WHAT IS ASKED:
Repeat, please, only the lines from the top of the data down to the line with "import * as"; include both of those lines.

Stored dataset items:
* * * * *

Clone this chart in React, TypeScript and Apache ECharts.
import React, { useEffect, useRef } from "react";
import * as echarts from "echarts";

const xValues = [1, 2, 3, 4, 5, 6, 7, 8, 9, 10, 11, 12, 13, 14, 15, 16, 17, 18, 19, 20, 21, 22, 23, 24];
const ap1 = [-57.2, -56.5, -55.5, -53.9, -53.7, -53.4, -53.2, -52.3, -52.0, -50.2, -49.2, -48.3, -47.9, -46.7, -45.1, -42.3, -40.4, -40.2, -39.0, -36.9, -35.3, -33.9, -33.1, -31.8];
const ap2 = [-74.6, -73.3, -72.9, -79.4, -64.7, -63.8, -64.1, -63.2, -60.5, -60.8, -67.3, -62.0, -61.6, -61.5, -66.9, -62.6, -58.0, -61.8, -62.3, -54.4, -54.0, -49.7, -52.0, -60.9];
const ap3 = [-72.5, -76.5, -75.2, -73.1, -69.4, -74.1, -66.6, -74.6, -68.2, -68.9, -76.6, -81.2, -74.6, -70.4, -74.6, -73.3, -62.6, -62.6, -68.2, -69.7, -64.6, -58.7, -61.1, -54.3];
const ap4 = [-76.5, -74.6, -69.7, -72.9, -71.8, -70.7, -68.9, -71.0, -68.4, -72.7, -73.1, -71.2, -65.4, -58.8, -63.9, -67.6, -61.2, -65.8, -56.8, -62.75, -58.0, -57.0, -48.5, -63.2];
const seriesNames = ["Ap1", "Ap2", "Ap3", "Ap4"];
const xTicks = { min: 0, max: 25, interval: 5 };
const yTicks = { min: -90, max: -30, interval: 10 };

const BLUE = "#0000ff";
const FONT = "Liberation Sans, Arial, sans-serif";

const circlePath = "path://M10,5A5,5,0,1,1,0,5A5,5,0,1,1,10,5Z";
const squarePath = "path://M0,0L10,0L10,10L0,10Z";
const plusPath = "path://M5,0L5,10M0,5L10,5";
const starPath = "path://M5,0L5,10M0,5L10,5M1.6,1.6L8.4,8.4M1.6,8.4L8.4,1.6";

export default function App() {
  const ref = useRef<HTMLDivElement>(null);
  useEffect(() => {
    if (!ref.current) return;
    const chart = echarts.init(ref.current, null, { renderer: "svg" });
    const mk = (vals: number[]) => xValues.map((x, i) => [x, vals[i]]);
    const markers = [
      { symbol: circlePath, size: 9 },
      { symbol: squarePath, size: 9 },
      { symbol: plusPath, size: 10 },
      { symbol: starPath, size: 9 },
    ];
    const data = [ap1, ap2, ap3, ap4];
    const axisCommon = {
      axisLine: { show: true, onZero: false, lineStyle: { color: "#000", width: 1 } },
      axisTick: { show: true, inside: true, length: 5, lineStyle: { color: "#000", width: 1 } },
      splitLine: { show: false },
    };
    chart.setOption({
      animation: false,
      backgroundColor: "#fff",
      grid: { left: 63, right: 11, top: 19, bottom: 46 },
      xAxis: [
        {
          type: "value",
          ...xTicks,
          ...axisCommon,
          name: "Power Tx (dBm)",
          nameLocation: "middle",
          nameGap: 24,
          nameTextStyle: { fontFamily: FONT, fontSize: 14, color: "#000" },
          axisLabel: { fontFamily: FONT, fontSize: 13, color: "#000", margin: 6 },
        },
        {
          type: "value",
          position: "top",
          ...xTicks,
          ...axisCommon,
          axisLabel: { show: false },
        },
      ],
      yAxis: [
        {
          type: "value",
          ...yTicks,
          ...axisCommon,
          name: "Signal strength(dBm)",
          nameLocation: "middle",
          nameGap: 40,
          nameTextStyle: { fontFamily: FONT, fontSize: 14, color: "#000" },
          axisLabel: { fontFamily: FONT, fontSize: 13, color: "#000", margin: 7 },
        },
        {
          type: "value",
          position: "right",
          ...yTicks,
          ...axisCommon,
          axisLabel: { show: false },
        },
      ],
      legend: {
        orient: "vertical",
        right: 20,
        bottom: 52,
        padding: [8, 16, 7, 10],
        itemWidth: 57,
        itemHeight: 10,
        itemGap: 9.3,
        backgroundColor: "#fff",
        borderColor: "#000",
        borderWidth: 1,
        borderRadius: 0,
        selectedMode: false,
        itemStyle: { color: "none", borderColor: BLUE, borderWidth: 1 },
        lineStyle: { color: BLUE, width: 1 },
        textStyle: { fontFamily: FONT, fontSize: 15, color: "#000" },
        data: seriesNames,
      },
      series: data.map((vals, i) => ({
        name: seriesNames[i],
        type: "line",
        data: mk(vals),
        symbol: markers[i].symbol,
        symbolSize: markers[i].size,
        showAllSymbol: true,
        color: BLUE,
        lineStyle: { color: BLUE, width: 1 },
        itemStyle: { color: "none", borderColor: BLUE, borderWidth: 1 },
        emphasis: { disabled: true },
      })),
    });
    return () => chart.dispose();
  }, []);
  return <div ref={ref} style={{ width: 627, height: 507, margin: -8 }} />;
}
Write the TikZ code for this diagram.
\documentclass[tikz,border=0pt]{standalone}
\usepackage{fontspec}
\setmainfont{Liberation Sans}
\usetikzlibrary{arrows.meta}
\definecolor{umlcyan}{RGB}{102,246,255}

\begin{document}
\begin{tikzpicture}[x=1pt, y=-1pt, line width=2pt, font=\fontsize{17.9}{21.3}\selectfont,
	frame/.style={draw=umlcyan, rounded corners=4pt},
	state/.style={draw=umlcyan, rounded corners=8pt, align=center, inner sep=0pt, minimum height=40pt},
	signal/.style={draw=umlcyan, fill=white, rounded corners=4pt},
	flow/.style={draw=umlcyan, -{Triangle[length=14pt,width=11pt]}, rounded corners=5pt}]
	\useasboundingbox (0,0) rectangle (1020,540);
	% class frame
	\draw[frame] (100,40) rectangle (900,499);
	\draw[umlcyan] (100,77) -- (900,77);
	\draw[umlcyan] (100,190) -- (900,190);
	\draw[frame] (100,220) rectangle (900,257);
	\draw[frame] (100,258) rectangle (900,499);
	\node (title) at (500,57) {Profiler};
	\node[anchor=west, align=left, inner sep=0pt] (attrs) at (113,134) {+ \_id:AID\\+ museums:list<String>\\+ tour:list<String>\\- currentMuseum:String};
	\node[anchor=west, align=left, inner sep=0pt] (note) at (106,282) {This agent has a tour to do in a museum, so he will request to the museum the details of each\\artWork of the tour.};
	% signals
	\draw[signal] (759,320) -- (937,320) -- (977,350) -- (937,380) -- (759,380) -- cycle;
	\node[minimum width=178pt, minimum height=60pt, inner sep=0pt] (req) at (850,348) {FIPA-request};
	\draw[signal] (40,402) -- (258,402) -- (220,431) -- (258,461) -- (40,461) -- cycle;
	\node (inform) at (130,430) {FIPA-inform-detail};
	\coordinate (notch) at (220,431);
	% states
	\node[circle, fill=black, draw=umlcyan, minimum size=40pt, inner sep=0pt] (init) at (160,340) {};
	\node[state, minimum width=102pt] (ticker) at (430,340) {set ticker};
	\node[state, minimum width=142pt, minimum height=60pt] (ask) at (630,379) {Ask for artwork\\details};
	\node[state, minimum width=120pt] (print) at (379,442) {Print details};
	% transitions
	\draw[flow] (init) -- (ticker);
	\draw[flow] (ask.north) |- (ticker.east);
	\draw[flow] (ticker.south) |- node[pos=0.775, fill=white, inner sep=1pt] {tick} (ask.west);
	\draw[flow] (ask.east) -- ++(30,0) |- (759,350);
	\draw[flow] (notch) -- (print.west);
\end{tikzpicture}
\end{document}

* * * * *

RESPONSE BELOW:
Clone this chart in React, TypeScript and Apache ECharts.
import React, { useEffect, useRef } from "react";
import * as echarts from "echarts";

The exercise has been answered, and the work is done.